Israeli Prime Minister Ehud Olmert said it was not in Israel's interest to agree to an immediate cease-fire because every day of fighting weakens the guerrillas.
“Every additional day is a day that drains the strength of this cruel enemy,” he said. “Every extra day is a day in which the (army) reduces their capability, contains their firing ability and their ability to hit in the future.”
Until the arrival of an international force, Israel hopes to create a temporary buffer zone in a region that it occupied for 18 years until 2000. It is not yet clear that an international force will be formed, but the intention would be to bolster the Lebanese military's ability to control southern reaches of the country where Hezbollah has been launching its rocket attacks on Israel.
Israel resumed sporadic airstrikes — hitting Hezbollah strongholds and supply lines from one end of Lebanon to the other — despite a pledge to suspend such attacks for another day in response to world outrage over the killing of 56 Lebanese in a weekend bombing.
Hezbollah fired just 10 rockets across the border Tuesday, well below an average of about 100 a day since the fighting began 21 days ago, Israel said.
But the ground battles were intense.
At nightfall Tuesday, Israeli troops were fighting Hezbollah at several points along the common border. Reporters and Arab television reported especially heavy fighting and Israeli artillery bombardment at the village of Aita al-Shaab.
The Israeli army said that three Israeli soldiers died and 25 were slightly wounded by small arms fire and anti-tank rockets in Aita al-Shaab.
Israeli Cabinet Minister Haim Ramon said the fighting to date had killed about 300 of Hezbollah's main force of 2,000 fighters, which does not include its less-well trained reserves. “That's a very hard blow,” he said.
Hezbollah has said only 46 of its fighters were killed. Four were lost in battles with Israeli ground troops in Adaisse and Taibeh, near the Christian town of Marjayoun, about five miles from the border with Israel, Hezbollah said.
Israeli jet fighters also struck deep inside Lebanese territory, hitting Hermel, 75 miles north of the Israeli border in the Bekaa Valley. Warplanes fired at least five air-to-surface missiles on the edge of the town, targeting a road linking eastern Lebanon to western regions and the coastline.
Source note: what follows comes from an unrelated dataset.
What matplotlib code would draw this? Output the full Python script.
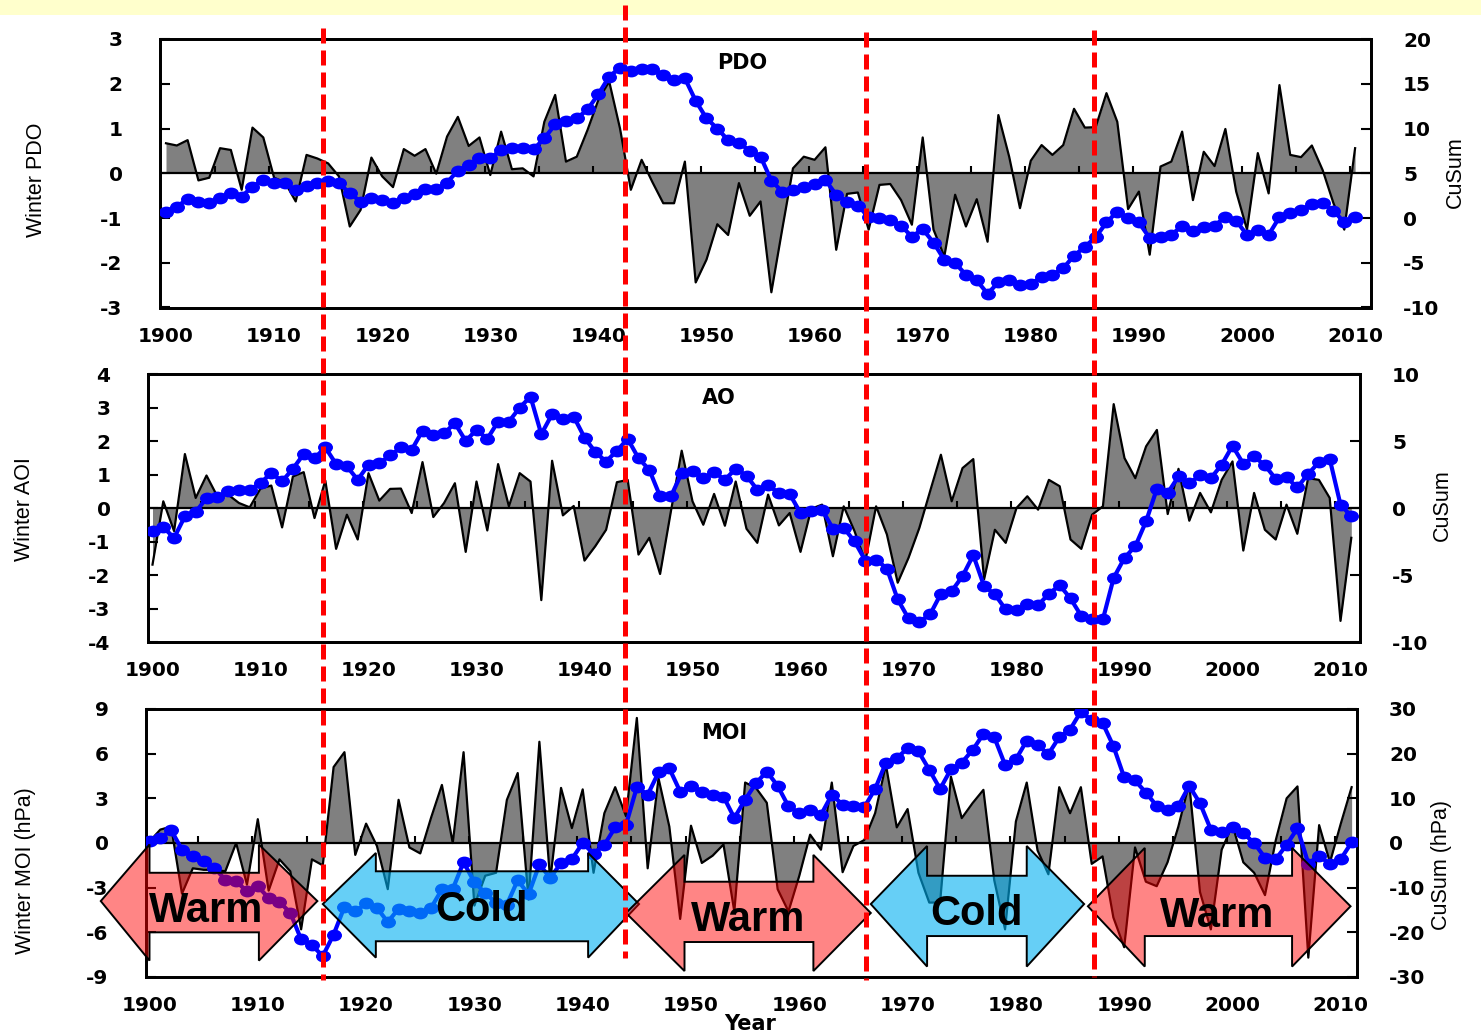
import numpy as np
import matplotlib
matplotlib.use("Agg")
import matplotlib.pyplot as plt
from matplotlib.markers import MarkerStyle
from matplotlib.transforms import Affine2D
from matplotlib.patches import Polygon, Rectangle
from matplotlib.lines import Line2D

# ---------------- data ----------------
start_year = 1900

pdo_index = [
    0.67, 0.62, 0.74, -0.16, -0.10, 0.56, 0.52, -0.37, 1.02, 0.80,
    -0.10, -0.20, -0.63, 0.41, 0.33, 0.22, -0.07, -1.19, -0.82, 0.35,
    -0.07, -0.31, 0.54, 0.39, 0.54, -0.01, 0.82, 1.26, 0.61, 0.80,
    -0.04, 0.93, 0.09, 0.11, -0.07, 1.15, 1.75, 0.26, 0.37, 0.97,
    1.64, 2.05, 1.00, -0.37, 0.30, -0.20, -0.67, -0.67, 0.26, -2.44,
    -1.93, -1.14, -1.38, -0.22, -0.95, -0.63, -2.66, -1.26, 0.11, 0.37,
    0.30, 0.58, -1.71, -0.46, -0.43, -1.26, -0.26, -0.24, -0.60, -1.15,
    0.80, -1.26, -1.86, -0.48, -1.19, -0.58, -1.53, 1.30, 0.37, -0.78,
    0.28, 0.63, 0.41, 0.63, 1.44, 1.02, 1.03, 1.79, 1.15, -0.80,
    -0.41, -1.82, 0.15, 0.26, 0.93, -0.60, 0.48, 0.16, 0.99, -0.41,
    -1.26, 0.45, -0.45, 1.97, 0.41, 0.36, 0.62, 0.07, -0.67, -1.26, 0.56,
]
pdo_cusum = [
    0.72, 1.28, 2.10, 1.84, 1.73, 2.28, 2.84, 2.39, 3.51, 4.25,
    3.88, 3.88, 3.14, 3.58, 3.96, 4.18, 3.88, 2.77, 1.84, 2.21,
    2.02, 1.73, 2.21, 2.66, 3.25, 3.21, 3.96, 5.30, 5.93, 6.67,
    6.67, 7.60, 7.78, 7.78, 7.67, 8.90, 10.46, 10.83, 11.13, 12.13,
    13.84, 15.80, 16.80, 16.45, 16.70, 16.70, 15.96, 15.40, 15.60, 13.10,
    11.13, 10.00, 8.70, 8.42, 7.50, 6.86, 4.18, 2.95, 3.14, 3.50,
    3.80, 4.25, 2.58, 1.84, 1.35, 0.16, 0.00, -0.20, -0.88, -2.07,
    -1.25, -2.74, -4.67, -5.04, -6.34, -6.97, -8.46, -7.20, -6.90, -7.45,
    -7.34, -6.63, -6.34, -5.60, -4.22, -3.20, -2.15, -0.50, 0.72, -0.02,
    -0.50, -2.25, -2.14, -1.88, -0.88, -1.50, -1.03, -0.88, 0.16, -0.32,
    -1.88, -1.32, -1.88, 0.09, 0.54, 0.90, 1.58, 1.65, 0.83, -0.50, 0.09,
]

ao_index = [
    -1.69, 0.20, -0.69, 1.61, 0.30, 0.97, 0.35, 0.40, 0.15, 0.02,
    0.58, 0.67, -0.58, 0.94, 1.07, -0.30, 0.82, -1.22, -0.20, -0.94,
    1.04, 0.22, 0.57, 0.58, -0.15, 1.37, -0.27, 0.15, 0.74, -1.31,
    0.79, -0.67, 1.31, 0.05, 1.04, 0.79, -2.75, 1.41, -0.22, 0.06,
    -1.57, -1.14, -0.65, 0.77, 0.84, -1.39, -0.89, -1.97, -0.10, 1.71,
    0.20, -0.50, 0.42, -0.53, 0.79, -0.62, -1.04, 0.40, -0.52, -0.15,
    -1.31, -0.02, 0.10, -1.44, 0.05, -0.69, -1.59, 0.05, -0.79, -2.23,
    -1.49, -0.60, 0.50, 1.59, 0.20, 1.19, 1.46, -2.13, -0.65, -1.04,
    0.00, 0.35, -0.05, 0.84, 0.65, -0.94, -1.22, -0.20, 0.05, 3.10,
    1.49, 0.89, 1.84, 2.33, -0.18, 1.17, -0.38, 0.45, -0.13, 0.84,
    1.39, -1.27, 0.45, -0.65, -0.94, 0.10, -0.77, 0.89, 0.84, 0.30, -3.37, -0.89,
]
ao_cusum = [
    -1.69, -1.44, -2.23, -0.62, -0.30, 0.74, 0.79, 1.29, 1.36, 1.36,
    1.86, 2.61, 1.99, 2.93, 4.02, 3.72, 4.52, 3.28, 3.10, 2.11,
    3.23, 3.35, 3.92, 4.52, 4.34, 5.76, 5.46, 5.58, 6.33, 5.01,
    5.83, 5.16, 6.45, 6.45, 7.49, 8.31, 5.51, 7.00, 6.65, 6.82,
    5.26, 4.17, 3.47, 4.27, 5.16, 3.72, 2.85, 0.87, 0.87, 2.61,
    2.73, 2.23, 2.68, 2.11, 2.93, 2.41, 1.36, 1.69, 1.12, 1.04,
    -0.37, -0.25, -0.12, -1.54, -1.49, -2.48, -3.92, -3.85, -4.52, -6.82,
    -8.24, -8.49, -7.94, -6.40, -6.20, -5.09, -3.52, -5.83, -6.45, -7.57,
    -7.64, -7.20, -7.25, -6.40, -5.76, -6.75, -8.06, -8.31, -8.31, -5.21,
    -3.72, -2.85, -0.99, 1.44, 1.12, 2.36, 1.86, 2.43, 2.23, 3.23,
    4.64, 3.30, 3.85, 3.18, 2.18, 2.28, 1.54, 2.53, 3.42, 3.67, 0.25, -0.62,
]

moi_index = [
    0.1, 0.9, 1.1, -3.4, -1.7, -1.8, -1.8, -1.9, 0.0, -2.8,
    1.6, -3.2, -1.1, -1.9, -5.8, -1.1, -1.5, 5.1, 6.1, -0.8,
    1.3, -0.2, -3.1, 2.9, -0.3, -0.7, 1.7, 3.9, 0.0, 6.1,
    -4.2, -2.2, -2.0, 2.9, 4.7, -3.8, 6.8, -2.5, 3.7, 1.0,
    3.6, -2.0, 2.0, 3.75, 1.8, 8.4, -1.7, 4.35, 1.1, -5.1,
    1.16, -1.34, -0.85, -0.1, -4.6, 4.06, 3.7, 2.7, -3.1, -4.6,
    -2.2, 0.56, -0.45, 4.06, -1.96, -0.2, 0.2, 2.0, 5.25, 1.05,
    2.28, -2.0, -4.0, -4.0, 4.46, 1.67, 2.68, 3.57, -2.5, -5.8,
    1.45, 4.06, -0.5, -2.1, 3.75, 2.0, 3.75, -1.4, -0.9, -5.0,
    -7.0, -0.3, -2.6, -2.9, -1.3, 1.1, 4.0, -3.3, -5.8, -0.45,
    1.2, -1.3, -2.0, -3.5, 0.2, 3.0, 3.8, -7.7, 1.2, -1.3, 1.3, 3.75,
]
moi_cusum = [
    0.37, 1.1, 2.9, -1.5, -3.0, -4.1, -5.6, -8.2, -8.6, -10.8,
    -9.7, -12.3, -13.2, -15.6, -21.6, -22.9, -25.3, -20.5, -14.3, -15.3,
    -13.5, -14.5, -17.7, -14.7, -15.3, -15.6, -14.5, -10.4, -10.3, -4.3,
    -8.8, -11.2, -13.4, -13.8, -8.3, -11.5, -4.8, -7.8, -4.5, -3.6,
    0.0, -2.4, -0.4, 3.5, 4.1, 12.5, 10.8, 15.8, 16.7, 11.5,
    12.8, 11.5, 10.8, 10.4, 5.6, 9.7, 13.4, 16.0, 12.8, 8.2,
    6.7, 7.4, 6.3, 10.8, 8.6, 8.2, 8.0, 12.1, 18.0, 19.0,
    21.2, 20.5, 16.4, 12.1, 16.5, 18.0, 20.8, 24.4, 23.7, 17.5,
    18.75, 22.9, 21.9, 19.9, 23.7, 25.4, 29.4, 27.5, 26.9, 21.7,
    14.7, 14.0, 11.3, 8.3, 7.3, 8.3, 12.8, 8.9, 3.0, 2.4,
    3.6, 2.2, 0.0, -3.3, -3.6, -0.4, 3.3, -4.6, -2.8, -4.8, -3.6, 0.15,
]

regime_shift_years = [1916.0, 1943.9, 1966.2, 1987.2]
regime_labels = ["Warm", "Cold", "Warm", "Cold", "Warm"]
decade_ticks = list(range(1900, 2011, 10))

# ---------------- layout / style ----------------
W, H = 1481, 1033
fig = plt.figure(figsize=(W / 100, H / 100), dpi=100)
plt.rcParams["font.family"] = ["DejaVu Sans"]

NARROW = ["Liberation Sans Narrow", "Liberation Sans", "DejaVu Sans"]
TICKFONT = dict(fontsize=14.5, fontweight="bold")

fig.add_artist(Rectangle((0, 1 - 15 / H), 1, 15 / H, transform=fig.transFigure,
                         facecolor="#FFFFCC", edgecolor="none", zorder=-5))


def box(l, t, r, b):
    return [l / W, 1 - b / H, (r - l) / W, (b - t) / H]


panels = [
    dict(title="PDO", idx=pdo_index, cus=pdo_cusum, box=(160, 39, 1371, 307.5), x0=166.0, ppy=10.81,
         ylim=(-3, 3), yt=list(range(-3, 4)), ylim2=(-10, 20), yt2=list(range(-10, 21, 5)),
         ylabel="Winter PDO", ylab_xy=(37, 180), ylabel2="CuSum", ylab2_xy=(1455, 172), title_xy=(742, 63)),
    dict(title="AO", idx=ao_index, cus=ao_cusum, box=(148, 374, 1360, 642), x0=152.5, ppy=10.80,
         ylim=(-4, 4), yt=list(range(-4, 5)), ylim2=(-10, 10), yt2=list(range(-10, 11, 5)),
         ylabel="Winter AOI", ylab_xy=(25, 509), ylabel2="CuSum", ylab2_xy=(1442, 505), title_xy=(719, 398)),
    dict(title="MOI", idx=moi_index, cus=moi_cusum, box=(146, 709, 1357, 977), x0=149.5, ppy=10.83,
         ylim=(-9, 9), yt=list(range(-9, 10, 3)), ylim2=(-30, 30), yt2=list(range(-30, 31, 10)),
         ylabel="Winter MOI (hPa)", ylab_xy=(25, 871), ylabel2="CuSum (hPa)", ylab2_xy=(1441, 865), title_xy=(724, 733)),
]

marker = MarkerStyle("o", transform=Affine2D().scale(1.3, 1.0))
axes = []
for p in panels:
    ax = fig.add_axes(box(*p["box"]))
    ax2 = ax.twinx()
    l, t, r, b = p["box"]
    ax.set_xlim(1900 + (l - p["x0"]) / p["ppy"], 1900 + (r - p["x0"]) / p["ppy"])
    years = np.arange(start_year, start_year + len(p["idx"]))
    yrs_c = np.arange(start_year, start_year + len(p["cus"]))
    idx = np.array(p["idx"])
    ax.fill_between(years, idx, 0, color="#808080", linewidth=0, zorder=1)
    ax.plot(years, idx, color="black", lw=1.6, zorder=2)
    ax.axhline(0, color="black", lw=1.6, zorder=3)
    ax.set_ylim(*p["ylim"])
    ax.set_yticks(p["yt"])
    ax.set_yticklabels([str(v) for v in p["yt"]], **TICKFONT)
    span = p["ylim"][1] - p["ylim"][0]
    small = np.arange(1904.5, 2010, 5)
    ax.vlines(small, 0, span * 0.026, color="black", lw=1.5, zorder=3)
    ax.set_xticks(decade_ticks)
    ax.set_xticklabels([str(v) for v in decade_ticks], **TICKFONT)
    ax.tick_params(axis="x", length=0, pad=14)
    ax.tick_params(axis="y", direction="in", length=7.5, width=1.5, pad=27, right=False)
    ax2.set_ylim(*p["ylim2"])
    ax2.set_yticks(p["yt2"])
    ax2.set_yticklabels([str(v) for v in p["yt2"]], **TICKFONT)
    ax2.tick_params(axis="y", direction="in", length=7.5, width=1.5, pad=23)
    ax2.plot(yrs_c, p["cus"], color="#0000FF", lw=3, marker=marker, markersize=7.5,
             markerfacecolor="#0000FF", markeredgecolor="#0000FF", zorder=4)
    for a in (ax, ax2):
        for s in a.spines.values():
            s.set_linewidth(2.0)
    fig.text(p["ylab_xy"][0] / W, 1 - p["ylab_xy"][1] / H, p["ylabel"], rotation=90,
             ha="center", va="center", fontsize=15.5, family=NARROW)
    fig.text(p["ylab2_xy"][0] / W, 1 - p["ylab2_xy"][1] / H, p["ylabel2"], rotation=90,
             ha="center", va="center", fontsize=15.5, family=NARROW)
    fig.text(p["title_xy"][0] / W, 1 - p["title_xy"][1] / H, p["title"],
             ha="center", va="center", fontsize=15, fontweight="bold")
    axes.append((ax, ax2))

fig.text(750 / W, 1 - 1024 / H, "Year", ha="center", va="center", fontsize=15, fontweight="bold")

# ---------------- regime arrows (annotation shapes on MOI panel) ----------------
ax_m, ax_m2 = axes[2]
arrow_geom = [
    # tip_l, back_l, back_r, tip_r, y_c, head_top, shaft_top, shaft_bot, head_bot
    (1895.5, 1900.0, 1910.1, 1915.5, -3.9, -0.1, -2.0, -6.0, -7.9),
    (1916.0, 1920.9, 1940.5, 1945.2, -4.1, -0.67, -1.9, -6.6, -7.7),
    (1944.0, 1949.4, 1961.3, 1966.6, -4.7, -0.8, -2.6, -6.65, -8.6),
    (1966.6, 1971.8, 1981.0, 1986.3, -4.1, -0.2, -2.2, -6.25, -8.3),
    (1986.65, 1991.9, 2005.5, 2010.9, -4.25, -0.33, -2.2, -6.25, -8.3),
]
label_pos = [(1905.2, -4.6), (1930.7, -4.5), (1955.3, -5.2), (1976.4, -4.8), (1998.6, -4.9)]
colors = {"Warm": ((1.0, 0.0, 0.0), 0.48), "Cold": ((0.0, 0.69, 0.94), 0.6)}
for lab, g, (tx, ty) in zip(regime_labels, arrow_geom, label_pos):
    tl, bl, br, tr, yc, ht, st, sb, hb = g
    verts = [(tl, yc), (bl, ht), (bl, st), (br, st), (br, ht), (tr, yc),
             (br, hb), (br, sb), (bl, sb), (bl, hb)]
    col, al = colors[lab]
    poly = Polygon(verts, closed=True, facecolor=col + (al,), edgecolor="black", lw=1.4,
                   transform=ax_m.transData, clip_on=False, zorder=6)
    ax_m2.add_patch(poly)
    ax_m2.text(tx, ty, lab, transform=ax_m.transData, ha="center", va="center",
               fontsize=30, fontweight="bold", family=["Liberation Sans", "DejaVu Sans"], zorder=7)

# ---------------- regime-shift dashed lines across all panels ----------------
tops = [28, 5, 32, 30]
bottoms = [980, 958, 980, 977]
for yr, t, b in zip(regime_shift_years, tops, bottoms):
    xd = ax_m.transData.transform((yr, 0))[0]
    xf = xd / fig.bbox.width
    fig.add_artist(Line2D([xf, xf], [1 - t / H, 1 - b / H], transform=fig.transFigure,
                          color="#FF0000", lw=3.6, dashes=[3, 1.4], zorder=10))

fig.savefig("out.png", dpi=100)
In the west, Israeli warships fired artillery into the villages of Mansouri, Shamaa and Teir Harfan around the port city of Tyre. No casualties were reported.
Another strike at an area near the Syrian border, about six miles north of Hermel, targeted the Qaa-Homs road, one of four official crossing points between Lebanon and Syria. Two of the four border crossings are now closed because of damage, and repeated airstrikes have made the main Beirut-Damascus highway impassable.
The deaths of 56 Lebanese in the devastating weekend strike in Qana focused attention on civilian casualties.
Three more civilians were killed and three seriously wounded when Israeli warplanes hit a house in the southern Lebanese town of Lweizeh, Lebanese security officials said Tuesday.
Also, the Lebanese Red Cross said the bodies of 12 civilians were retrieved from the rubble of buildings destroyed in airstrikes on four villages in southern Lebanon and many more were believed still buried. It was not clear when the victims were killed.
At least 532 Lebanese have been killed, including 461 civilians and 25 Lebanese soldiers and at least 46 Hezbollah guerrillas. The health minister says the toll could be as high as 750, including those still buried in rubble or missing. Fifty-four Israelis have died — 36 soldiers as well as 18 civilians killed in Hezbollah rocket attacks.
But human lives are not the only casualties of this war. The United Nations warned Tuesday that the longer a spill of 110,000 barrels of oil is not cleaned up from Lebanon's coast, the more severe the environmental impact will be. The oil spilled two weeks ago after Israeli warplanes hit a coastal power plant.